George, it’s the opposite of what you understood (at least as I understood you). The child is the son of both mothers, not of neither one.

George (2020-12-21)

Yishai, a priori or from sources? I wasn’t dealing with sources, only with theoretical possibilities. Why couldn’t it be that from the standpoint of Jewish law there are two conditions/causes for the status “mother” to take effect, such that neither of them is a full mother (and Jewishness is derivative of motherhood)? No need for examples, but for instance in Yevamot 104: two permitting factors do not take effect one without the other, as it was taught: the two lambs of Shavuot do not sanctify the bread except through slaughtering. How so, etc.? Rabbi Elazar son of Rabbi Shimon says: it is never sanctified until he slaughters them with proper intent and sprinkles their blood with proper intent.

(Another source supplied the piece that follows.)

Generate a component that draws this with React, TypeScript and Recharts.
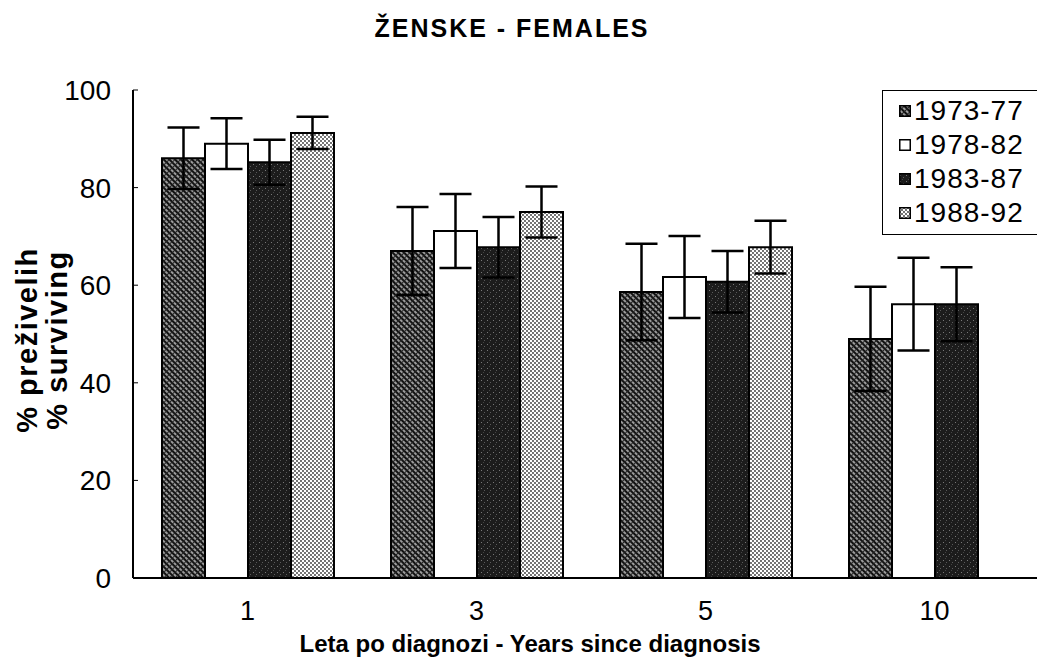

By the way, another possibility is that every Jewish woman possesses her own unique “Jewishness card,” and by means of that card she produces new and unique Jewishness cards in her descendants (which are a function of her card and the global state). But a child of two mothers is not Jewish of mother 1’s type nor of mother 2’s type. It seems to me that the assumption throughout this whole discussion was that Jewishness is one single thing shared by all Jews, whereas seemingly one could say instead (what I called above concrete Jewishness) that the number of Jewishnesses equals the number of Jews, and just as their faces differ, so too their Jewishnesses differ.